I think a surprisingly big factor in the hype for me was the vocal song ‘Jump Up Super Star’, sung by series old-timer Pauline of all people. Well, I’m sure there was a real-life singer doing it, but next you’ll tell me the Gorillaz aren’t real. In the run-up to the game’s release, to creep my girlfriend out but really just for my own giggles, I drove through my village, lovely summer’s day, windows down, blaring the song as loudly as my cassette-tape auxiliary adaptor could carry it. Why, you ask? Why not? I previously made an Instagram post about Mario Odyssey saying that if this game doesn’t make you smile, then balls to you. You ain’t worth knowing.

I’ll admit that, apart from getting roped in by enchantress turned songstress (turned mayoress?) Pauline, the other thing majorly drawing me into the game was the new capture gimmick. Simply toss Mario’s cap onto a T-Rex, and now you’re the T-Rex. Or you’re the Cheep Cheep or the Goomba or the RC Car or my favourite, the Wiggler-type bug that stretches across chasms like an accordion. You’ll run into all kinds of capturable, if I can throw my cap on such a word, enemies and objects across 17 levels. Some of them are a bit boring and functional, but most of them are a real thrill to discover. Who hasn’t wanted to be a Hammer Bro?

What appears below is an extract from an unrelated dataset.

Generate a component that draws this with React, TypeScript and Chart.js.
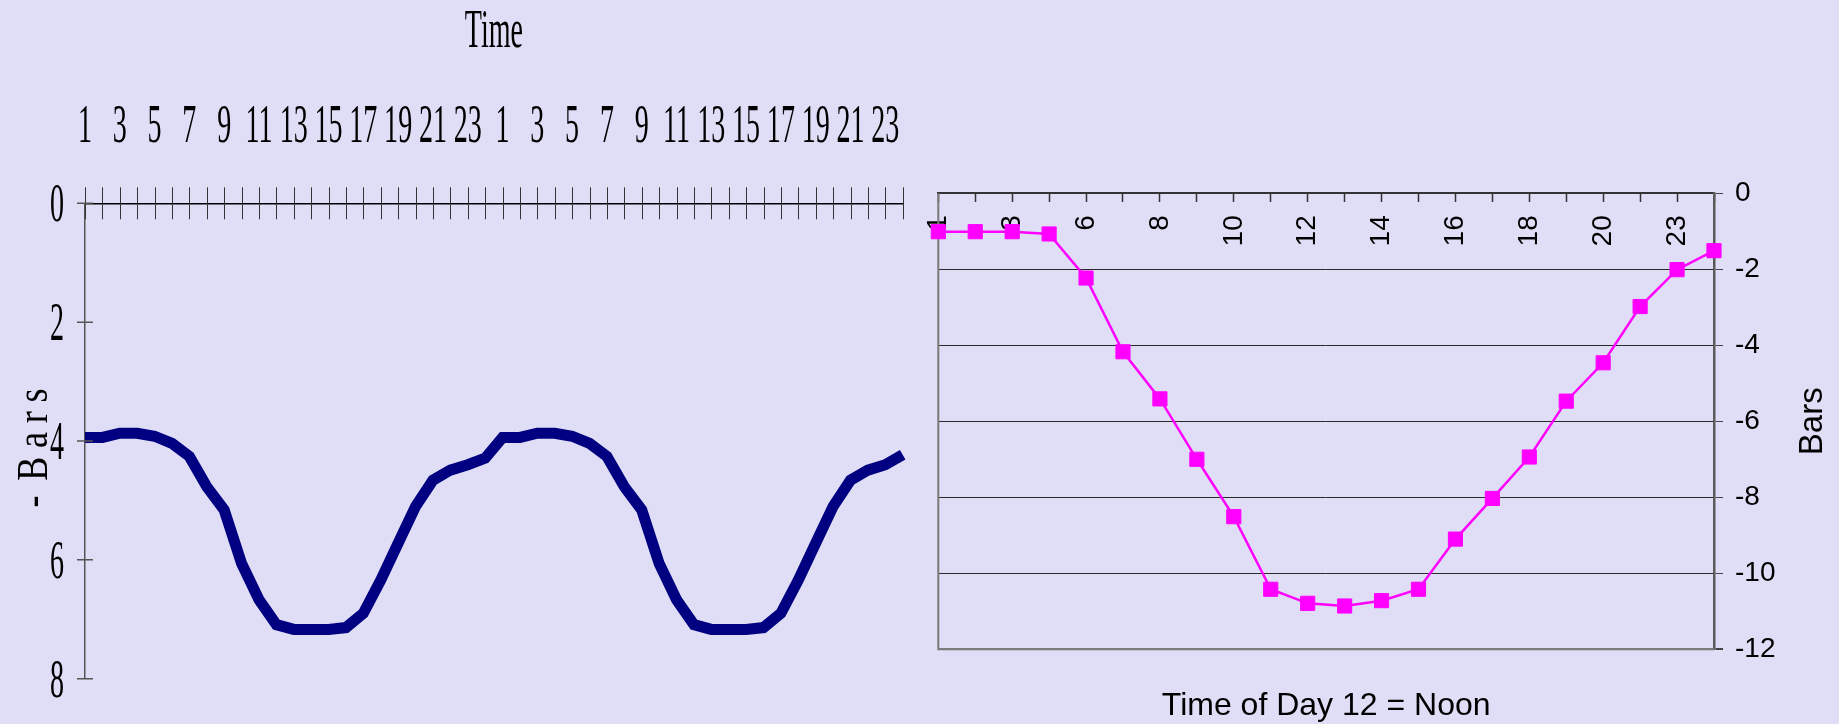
import React, { useEffect, useRef } from 'react';
import { Chart, registerables } from 'chart.js';

Chart.register(...registerables);

const PAGE_BG = 'rgb(223,222,246)';

// Two-day trace: hour of day (1–24, repeated) and bars below zero.
const dayOneHours = [1, 2, 3, 4, 5, 6, 7, 8, 9, 10, 11, 12, 13, 14, 15, 16, 17, 18, 19, 20, 21, 22, 23, 24];
const dayTwoHours = [1, 2, 3, 4, 5, 6, 7, 8, 9, 10, 11, 12, 13, 14, 15, 16, 17, 18, 19, 20, 21, 22, 23, 24];
const twoDayBars = [
  3.94, 3.94, 3.87, 3.87, 3.92, 4.04, 4.26, 4.77, 5.16, 6.06, 6.67, 7.09,
  7.17, 7.17, 7.17, 7.14, 6.9, 6.34, 5.72, 5.1, 4.66, 4.49, 4.4, 4.29,
  3.94, 3.94, 3.87, 3.87, 3.92, 4.04, 4.26, 4.77, 5.16, 6.06, 6.67, 7.09,
  7.17, 7.17, 7.17, 7.14, 6.9, 6.34, 5.72, 5.1, 4.66, 4.49, 4.4, 4.23,
];
const twoDayTicks = [0, 2, 4, 6, 8];

// Single day: time of day and pressure in bars.
const dayHours = [1, 2, 3, 4, 6, 7, 8, 9, 10, 11, 12, 13, 14, 15, 16, 17, 18, 19, 20, 21, 23, 24];
const dayBars = [
  -1.01, -1.01, -1.01, -1.07, -2.23, -4.17, -5.41, -7.0, -8.51, -10.42, -10.79,
  -10.86, -10.72, -10.42, -9.1, -8.03, -6.94, -5.47, -4.46, -2.98, -2.01, -1.51,
];

const SERIF = '"Liberation Serif", "Times New Roman", serif';
const SANS = '"Liberation Sans", Arial, sans-serif';
const NARROW = 0.52;

function narrowText(ctx: CanvasRenderingContext2D, text: string, x: number, y: number, align: CanvasTextAlign) {
  ctx.save();
  ctx.translate(x, y);
  ctx.scale(NARROW, 1);
  ctx.textAlign = align;
  ctx.textBaseline = 'alphabetic';
  ctx.fillText(text, 0, 0);
  ctx.restore();
}

const twoDayDecor = {
  id: 'twoDayDecor',
  afterDraw(chart: any) {
    const { ctx, chartArea: a } = chart;
    const xs = chart.scales.x;
    const ys = chart.scales.y;
    const hours = [...dayOneHours, ...dayTwoHours];
    ctx.save();
    // cross tick marks on both axes
    ctx.strokeStyle = '#333';
    ctx.lineWidth = 1;
    ctx.beginPath();
    for (let i = 0; i < hours.length; i++) {
      const px = Math.round(xs.getPixelForValue(i)) + 0.5;
      ctx.moveTo(px, a.top - 16);
      ctx.lineTo(px, a.top + 16);
    }
    ctx.stroke();
    ctx.strokeStyle = '#555';
    ctx.lineWidth = 1.5;
    ctx.beginPath();
    for (const v of twoDayTicks) {
      const py = ys.getPixelForValue(v);
      ctx.moveTo(a.left - 8, py);
      ctx.lineTo(a.left + 8, py);
    }
    ctx.stroke();

    ctx.fillStyle = '#000';
    ctx.font = `54px ${SERIF}`;
    for (let i = 0; i < hours.length; i += 2) {
      narrowText(ctx, String(hours[i]), xs.getPixelForValue(i), a.top - 61.6, 'center');
    }
    for (const v of twoDayTicks) {
      narrowText(ctx, String(v), a.left - 21, ys.getPixelForValue(v) + 18, 'right');
    }
    narrowText(ctx, 'Time', (a.left + a.right) / 2, a.top - 156.6, 'center');

    // vertical axis title
    ctx.save();
    ctx.translate(a.left - 38.3, a.top + 304.1);
    ctx.rotate(-Math.PI / 2);
    ctx.scale(0.8, 1);
    ctx.font = `45px ${SERIF}`;
    ctx.textAlign = 'left';
    ctx.textBaseline = 'alphabetic';
    const c: any = ctx;
    if ('letterSpacing' in c) c.letterSpacing = '11px';
    if ('wordSpacing' in c) c.wordSpacing = '-15px';
    ctx.fillText('- Bars', 0, 0);
    ctx.restore();
    ctx.restore();
  },
};

const dayDecor = {
  id: 'dayDecor',
  beforeDatasetsDraw(chart: any) {
    const { ctx, chartArea: a } = chart;
    ctx.save();
    ctx.strokeStyle = '#7a7a7a';
    ctx.lineWidth = 2;
    ctx.beginPath();
    ctx.moveTo(a.left, a.top);
    ctx.lineTo(a.left, a.bottom);
    ctx.lineTo(a.right, a.bottom);
    ctx.stroke();
    ctx.restore();
  },
  afterDraw(chart: any) {
    const { ctx, chartArea: a } = chart;
    ctx.save();
    ctx.fillStyle = '#000';
    ctx.font = `32px ${SANS}`;
    ctx.textAlign = 'center';
    ctx.textBaseline = 'alphabetic';
    ctx.fillText('Time of Day 12 = Noon', (a.left + a.right) / 2, a.bottom + 65.7);
    ctx.save();
    ctx.translate(a.right + 107.7, (a.top + a.bottom) / 2);
    ctx.rotate(-Math.PI / 2);
    ctx.font = `33px ${SANS}`;
    ctx.fillText('Bars', 0, 0);
    ctx.restore();
    ctx.restore();
  },
};

export default function App() {
  const leftRef = useRef<HTMLCanvasElement>(null);
  const rightRef = useRef<HTMLCanvasElement>(null);

  useEffect(() => {
    const hours = [...dayOneHours, ...dayTwoHours];
    const left = new Chart(leftRef.current as HTMLCanvasElement, {
      type: 'line',
      data: {
        labels: hours.map(String),
        datasets: [
          {
            data: twoDayBars,
            borderColor: '#000080',
            borderWidth: 11,
            borderJoinStyle: 'miter',
            borderCapStyle: 'butt',
            pointRadius: 0,
            tension: 0,
            fill: false,
          },
        ],
      },
      options: {
        animation: false,
        responsive: false,
        devicePixelRatio: 1,
        layout: { padding: { left: 85, top: 203.3, right: 12.3, bottom: 45.3 } },
        plugins: { legend: { display: false }, tooltip: { enabled: false } },
        scales: {
          x: {
            type: 'category',
            position: 'top',
            offset: false,
            grid: { drawOnChartArea: false, drawTicks: false },
            border: { display: true, color: '#000', width: 1.5 },
            ticks: { display: false },
          },
          y: {
            type: 'linear',
            position: 'left',
            reverse: true,
            min: 0,
            max: 8,
            grid: { drawOnChartArea: false, drawTicks: false },
            border: { display: true, color: '#555', width: 1.5 },
            ticks: { display: false, stepSize: 2 },
          },
        },
      } as any,
      plugins: [twoDayDecor],
    });

    const right = new Chart(rightRef.current as HTMLCanvasElement, {
      type: 'line',
      data: {
        labels: dayHours.map(String),
        datasets: [
          {
            data: dayBars,
            borderColor: '#FF00FF',
            borderWidth: 2.5,
            pointStyle: 'rect',
            pointRadius: 10,
            pointBackgroundColor: '#FF00FF',
            pointBorderColor: '#FF00FF',
            pointBorderWidth: 1,
            tension: 0,
            fill: false,
          },
        ],
      },
      options: {
        animation: false,
        responsive: false,
        devicePixelRatio: 1,
        layout: { padding: { left: 23.3, top: 193.3, right: 0, bottom: 74.7 } },
        plugins: { legend: { display: false }, tooltip: { enabled: false } },
        scales: {
          x: {
            type: 'category',
            position: { y: 0 },
            offset: false,
            grid: { drawOnChartArea: false, drawTicks: true, tickLength: 8, tickColor: '#333', tickWidth: 1.5 },
            border: { display: true, color: '#333', width: 2 },
            ticks: {
              autoSkip: false,
              minRotation: 90,
              maxRotation: 90,
              padding: 14,
              color: '#000',
              font: { family: SANS, size: 28 },
              callback: (_v: any, i: number) => (i % 2 === 0 ? String(dayHours[i]) : ''),
            },
          },
          y: {
            type: 'linear',
            position: 'right',
            min: -12,
            max: 0,
            afterFit: (s: any) => {
              s.width = 125;
            },
            grid: {
              color: (c: any) => (c.tick && c.tick.value === -12 ? '#8a8a8a' : '#2b2b2b'),
              lineWidth: (c: any) => (c.tick && c.tick.value === -12 ? 2 : 1),
              tickLength: 9,
              tickColor: '#444',
            },
            border: { display: true, color: '#5a5a5a', width: 2.5 },
            ticks: { stepSize: 2, padding: 12, color: '#000', font: { family: SANS, size: 28 } },
          },
        },
      } as any,
      plugins: [dayDecor],
    });

    return () => {
      left.destroy();
      right.destroy();
    };
  }, []);

  return (
    <div
      style={{
        position: 'fixed',
        left: 0,
        top: 0,
        width: 1839,
        height: 724,
        background: PAGE_BG,
        overflow: 'hidden',
      }}
    >
      <canvas ref={leftRef} width={915} height={724} style={{ position: 'absolute', left: 0, top: 0 }} />
      <canvas ref={rightRef} width={924} height={724} style={{ position: 'absolute', left: 915, top: 0 }} />
    </div>
  );
}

The goal is to rescue Peach, of course, this time being coerced by Bowser into marrying him. That’s actually a bit close to the bone, but it’s best not to think about it. To get around the world in your large, hat-shaped ship that reminds me just a little bit too much of something you might see in Mario’s Time Machine, you’ve got to collect Power Moons. No, not Stars, you gotta get that right. Stars are last year’s buzz. I can tell you that there’s over 900 Moons to grab, which definitely gets the mouth watering. Sure beats 120 Power Stars, or even Galaxy 2’s total of 242 out of the water.

But keep in mind, a lot of these lunar buggers are just found right out in the open, or available to purchase in shops strangely. On top of that there’s hundreds of special Purple Coins to gather, a lot less like the torturous ones in Galaxy 1 and more like the pleasant Musical Notes in Banjo Kazooie. Add bundles of bosses, great music, heaps of ingenuity and non-linearity and you’ve got another 3D Mario classic that’ll stand the test of time.

But now, in a way I hate to say this, but the controls just aren’t quite as good as what you’ve got in the Galaxy games. It could even just be my own TV or Joycons or my own spitefulness, but there really seems to be an absolutely minute delay in you pressing jump and the moment Mario gets his belly airborne. You’ll only start to notice it when collecting the very toughest Moons, so I guess this is a bit like putting a car up a severely steep hill against snot, force ten gales and a tricky surface, and then complaining that the car is taking too long to heat up.

But I needed to mention it, that you’ll definitely stretch the controls as you close in on 100%. Also, the game does give you mild ‘Nam flashbacks as it tries to gently push you towards motion controls on more than one occasion. I don’t believe there’s anything that your dainty little accelerometerised Joycan can do that absolutely cannot be done on a manly, straight-laced controller, but you might find some moves harder to pull off.

None of it stopped me from 100%ing Odyssey, spending over 50 hours to do so and having tons of fun doing it, until finally the time came to hang the game up. There it is now, on the shelf, pristine, almost winking at me. It knows I can have the utmost confidence and faith in it, that anytime I choose to wear Super Mario Odyssey, we’ll make a sensational pairing. Why can’t everything else on my shelf be as appealing as this?